Assuming you trust Omega to mean the same thing as you do when talking about your preferences and utility function, then yes. If the AI looks over your mind and optimizes the environment for your actual utility function (which could well be a combination of M1, M2 and M3), then any veto you do must make the result worse than the optimal one.
Of course, if there’s doubt about the programming of the AI, use of the veto feature would probably be wise, just in case it’s not a good genie.
You seem to be imagining a relatively weak AI. For instance, given the vast space of possibilities, there are doubtlessly environmental tweaks that would result in more fun on the internet and more high-quality work on the novel. (This is to say nothing of more invasive interventions.)
The answer to your questions is yes: assuming the AI does what Omega says it does, you won’t want to use your veto.
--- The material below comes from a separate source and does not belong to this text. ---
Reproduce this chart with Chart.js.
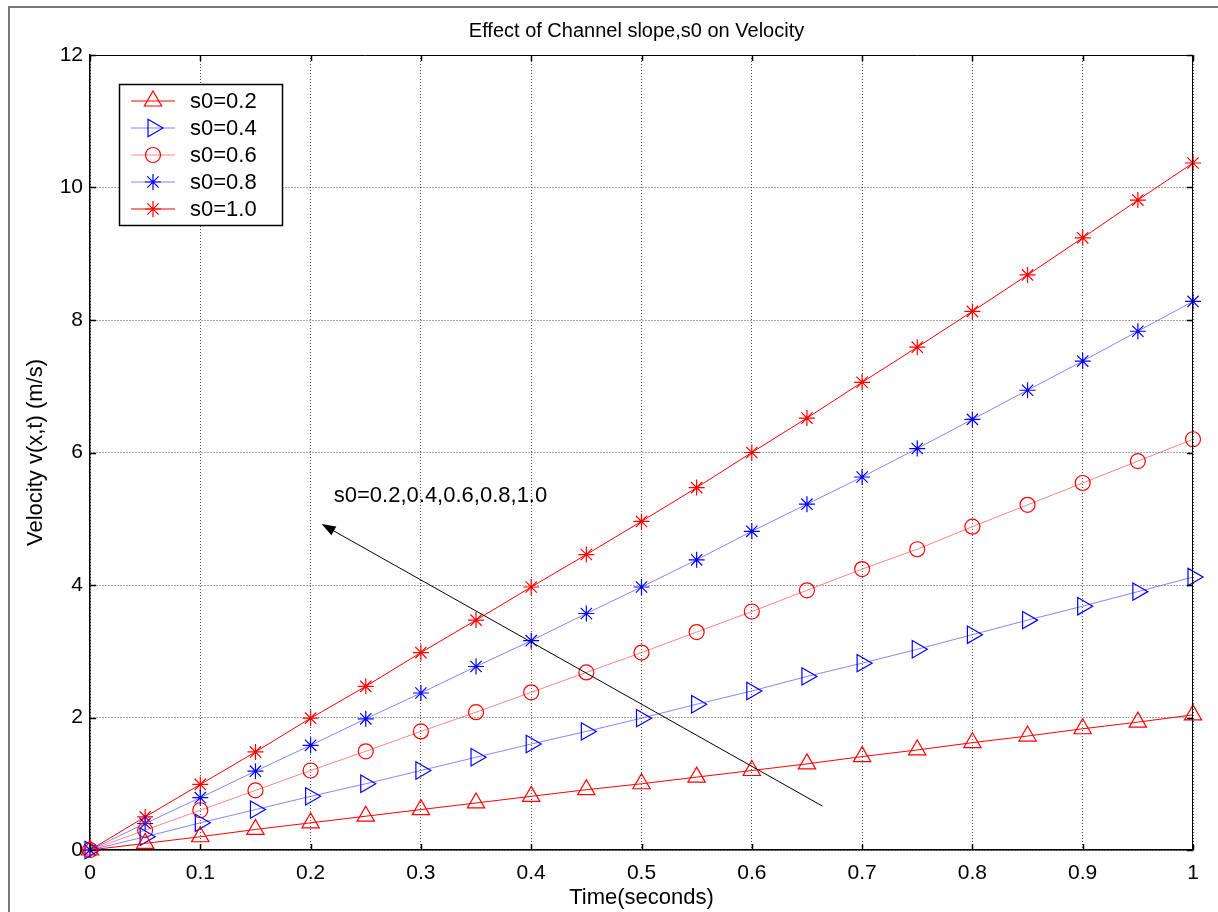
<!DOCTYPE html>
<html>
<head>
<meta charset="utf-8">
<title>Effect of Channel slope,s0 on Velocity</title>
<script src="https://cdn.jsdelivr.net/npm/chart.js@4.4.1/dist/chart.umd.min.js"></script>
<style>
  html, body { margin: 0; padding: 0; background: #fff; }
  canvas { display: block; }
</style>
</head>
<body>
<canvas id="mainChart" width="1218" height="912"></canvas>
<script>
// time samples (seconds)
const timeSec = [0, 0.05, 0.1, 0.15, 0.2, 0.25, 0.3, 0.35, 0.4, 0.45, 0.5,
                 0.55, 0.6, 0.65, 0.7, 0.75, 0.8, 0.85, 0.9, 0.95, 1];

// velocity v(x,t) in m/s
const velS02 = [0, 0.1, 0.2, 0.31, 0.41, 0.51, 0.61, 0.71, 0.81, 0.91, 1.0,
                1.1, 1.2, 1.3, 1.41, 1.51, 1.62, 1.72, 1.83, 1.93, 2.04];
const velS04 = [0, 0.2, 0.41, 0.61, 0.81, 1.0, 1.2, 1.4, 1.6, 1.79, 1.99,
                2.2, 2.4, 2.62, 2.82, 3.03, 3.25, 3.47, 3.68, 3.9, 4.12];
const velS06 = [0, 0.3, 0.6, 0.9, 1.2, 1.49, 1.79, 2.08, 2.38, 2.68, 2.98,
                3.29, 3.6, 3.92, 4.24, 4.54, 4.88, 5.21, 5.54, 5.87, 6.2];
const velS08 = [0, 0.4, 0.79, 1.19, 1.58, 1.98, 2.37, 2.77, 3.16, 3.57, 3.97,
                4.38, 4.81, 5.22, 5.63, 6.06, 6.5, 6.94, 7.38, 7.83, 8.28];
const velS10 = [0, 0.5, 0.99, 1.48, 1.99, 2.47, 2.98, 3.47, 3.97, 4.46, 4.96,
                5.47, 6.0, 6.52, 7.06, 7.59, 8.13, 8.68, 9.24, 9.81, 10.37];

const seriesLabels = ['s0=0.2', 's0=0.4', 's0=0.6', 's0=0.8', 's0=1.0'];
const xTicks = [0, 0.1, 0.2, 0.3, 0.4, 0.5, 0.6, 0.7, 0.8, 0.9, 1];
const yTicks = [0, 2, 4, 6, 8, 10, 12];

const titleText = 'Effect of Channel slope,s0 on Velocity';
const noteText = 's0=0.2,0.4,0.6,0.8,1.0';
// arrow in data units: tail -> head
const arrowTail = { x: 0.664, y: 0.663 };
const arrowHead = { x: 0.21, y: 4.92 };
const notePos = { x: 0.221, y: 5.34 };

const FONT = "'Liberation Sans', Arial, sans-serif";

function toPoints(ys) {
    return timeSec.map((t, i) => ({ x: t, y: ys[i] }));
}

function series(label, ys, markColor, lineColor, style, radius, rotation) {
    return {
        label: label,
        data: toPoints(ys),
        borderColor: lineColor,
        borderWidth: 1,
        pointStyle: style,
        pointRadius: radius,
        pointHoverRadius: radius,
        pointRotation: rotation || 0,
        pointBorderColor: markColor,
        pointBackgroundColor: 'rgba(0,0,0,0)',
        pointBorderWidth: 1.2,
        tension: 0,
        fill: false,
        clip: false
    };
}

const matlabFrame = {
    id: 'matlabFrame',
    afterDraw(chart) {
        const { ctx, chartArea: a, scales: { x, y } } = chart;
        ctx.save();

        // top and right box edges
        ctx.strokeStyle = '#000';
        ctx.lineWidth = 1;
        ctx.beginPath();
        ctx.moveTo(a.left, a.top + 0.5);
        ctx.lineTo(a.right, a.top + 0.5);
        ctx.moveTo(a.right - 0.5, a.top);
        ctx.lineTo(a.right - 0.5, a.bottom);
        ctx.stroke();

        // inward tick marks on all four sides
        const tl = 6;
        ctx.lineWidth = 1.5;
        ctx.beginPath();
        xTicks.forEach(v => {
            const px = Math.round(x.getPixelForValue(v)) + 0.5;
            ctx.moveTo(px, a.bottom); ctx.lineTo(px, a.bottom - tl);
            ctx.moveTo(px, a.top); ctx.lineTo(px, a.top + tl);
        });
        yTicks.forEach(v => {
            const py = Math.round(y.getPixelForValue(v)) + 0.5;
            ctx.moveTo(a.left, py); ctx.lineTo(a.left + tl, py);
            ctx.moveTo(a.right, py); ctx.lineTo(a.right - tl, py);
        });
        ctx.stroke();

        // annotation arrow
        const tx = x.getPixelForValue(arrowTail.x), ty = y.getPixelForValue(arrowTail.y);
        const hx = x.getPixelForValue(arrowHead.x), hy = y.getPixelForValue(arrowHead.y);
        const ang = Math.atan2(hy - ty, hx - tx);
        ctx.strokeStyle = '#000';
        ctx.lineWidth = 1;
        ctx.beginPath();
        ctx.moveTo(tx, ty);
        ctx.lineTo(hx - Math.cos(ang) * 8, hy - Math.sin(ang) * 8);
        ctx.stroke();
        ctx.fillStyle = '#000';
        ctx.beginPath();
        ctx.moveTo(hx, hy);
        ctx.lineTo(hx - Math.cos(ang) * 14 + Math.sin(ang) * 5, hy - Math.sin(ang) * 14 - Math.cos(ang) * 5);
        ctx.lineTo(hx - Math.cos(ang) * 14 - Math.sin(ang) * 5, hy - Math.sin(ang) * 14 + Math.cos(ang) * 5);
        ctx.closePath();
        ctx.fill();

        ctx.font = '22px ' + FONT;
        ctx.textAlign = 'left';
        ctx.textBaseline = 'middle';
        ctx.fillText(noteText, x.getPixelForValue(notePos.x), y.getPixelForValue(notePos.y));

        // legend box
        const bx = a.left + 29, by = a.top + 29, bw = 163, bh = 141;
        ctx.fillStyle = '#fff';
        ctx.fillRect(bx, by, bw, bh);
        ctx.strokeStyle = '#000';
        ctx.lineWidth = 1.5;
        ctx.strokeRect(bx + 0.5, by + 0.5, bw, bh);
        chart.data.datasets.forEach((ds, i) => {
            const ry = by + 17 + i * 27;
            ctx.strokeStyle = ds.borderColor;
            ctx.lineWidth = 1;
            ctx.beginPath();
            ctx.moveTo(bx + 12, ry);
            ctx.lineTo(bx + 56, ry);
            ctx.stroke();
            ctx.strokeStyle = ds.pointBorderColor;
            ctx.fillStyle = 'rgba(0,0,0,0)';
            ctx.lineWidth = 1.2;
            Chart.helpers.drawPoint(ctx, {
                pointStyle: ds.pointStyle,
                rotation: ds.pointRotation,
                radius: ds.pointRadius,
                borderWidth: 1.2
            }, bx + 34, ry);
            ctx.fillStyle = '#000';
            ctx.font = '22px ' + FONT;
            ctx.textBaseline = 'middle';
            ctx.fillText(ds.label, bx + 71, ry + 1);
        });

        // title
        ctx.fillStyle = '#000';
        ctx.font = '20px ' + FONT;
        ctx.textAlign = 'center';
        ctx.textBaseline = 'middle';
        ctx.fillText(titleText, (a.left + a.right) / 2 - 5, 31);

        // figure frame
        ctx.strokeStyle = '#777';
        ctx.lineWidth = 2;
        ctx.beginPath();
        ctx.moveTo(9, chart.height);
        ctx.lineTo(9, 7);
        ctx.lineTo(chart.width, 7);
        ctx.stroke();

        ctx.restore();
    }
};

const ctx = document.getElementById('mainChart').getContext('2d');
const velocityChart = new Chart(ctx, {
    type: 'line',
    data: {
        datasets: [
            series(seriesLabels[0], velS02, '#ff0000', '#ff0000', 'triangle', 10, 0),
            series(seriesLabels[1], velS04, '#0000ff', 'rgba(80,80,255,0.7)', 'triangle', 10, 90),
            series(seriesLabels[2], velS06, '#ff0000', 'rgba(255,80,80,0.7)', 'circle', 7.5, 0),
            series(seriesLabels[3], velS08, '#0000ff', 'rgba(80,80,255,0.7)', 'star', 8, 0),
            series(seriesLabels[4], velS10, '#ff0000', '#ff0000', 'star', 8, 0)
        ]
    },
    options: {
        responsive: false,
        animation: false,
        devicePixelRatio: 1,
        layout: { padding: { top: 55, right: 25, left: 0, bottom: 0 } },
        plugins: {
            legend: { display: false },
            title: { display: false },
            tooltip: { enabled: false }
        },
        scales: {
            x: {
                type: 'linear',
                min: 0,
                max: 1,
                afterFit: s => { s.height = 62; },
                afterBuildTicks: s => { s.ticks = xTicks.map(v => ({ value: v })); },
                ticks: {
                    color: '#000',
                    padding: 11,
                    maxRotation: 0,
                    font: { family: FONT, size: 21 },
                    callback: v => String(v)
                },
                grid: { color: 'rgba(0,0,0,0.7)', lineWidth: 1, drawTicks: false },
                border: { display: true, color: '#000', width: 1.5, dash: [1, 2] },
                title: {
                    display: true,
                    text: 'Time(seconds)',
                    color: '#000',
                    font: { family: FONT, size: 22 },
                    padding: { top: 0, bottom: 1 }
                }
            },
            y: {
                type: 'linear',
                min: 0,
                max: 12,
                afterFit: s => { s.width = 90; },
                afterBuildTicks: s => { s.ticks = yTicks.map(v => ({ value: v })); },
                ticks: {
                    color: '#000',
                    padding: 7,
                    font: { family: FONT, size: 21 },
                    callback: v => String(v)
                },
                grid: { color: 'rgba(0,0,0,0.7)', lineWidth: 1, drawTicks: false },
                border: { display: true, color: '#000', width: 1.5, dash: [1, 2] },
                title: {
                    display: true,
                    text: 'Velocity v(x,t) (m/s)',
                    color: '#000',
                    font: { family: FONT, size: 22 },
                    padding: { top: 23, bottom: 0 }
                }
            }
        }
    },
    plugins: [matlabFrame]
});
</script>
</body>
</html>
Not necessarily weak overall, merely that it devotes relatively few resources to addressing this particular tiny subset of my preference-space. After all, there are many other things I care about more.
But, sure, a sufficiently powerful optimizer will come up with solutions so much better that it will never even occur to me to doubt that all other possibilities would be worse. And given a sufficiently powerful optimizer, I might as well invoke the preview feature if I feel like it, because I’ll find the resulting preview so emotionally compelling that I won’t want to use my veto.
That case obscures rather than illustrates the question I’m asking, so I didn’t highlight it.
Case 4: The AI makes tweaks to your current environment in order to construct it in accordance with your mental structures, but in a way more efficient than you could have in the first place.
Sure. In which case I still noodle around on the Internet a bunch rather than work on my novel, but at least I can reassure myself that this optimally reflects my real preferences, and any belief I might have that I would actually rather get more work done on my novel than I do is simply an illusion.
If those are, in fact, your real preferences, then sure.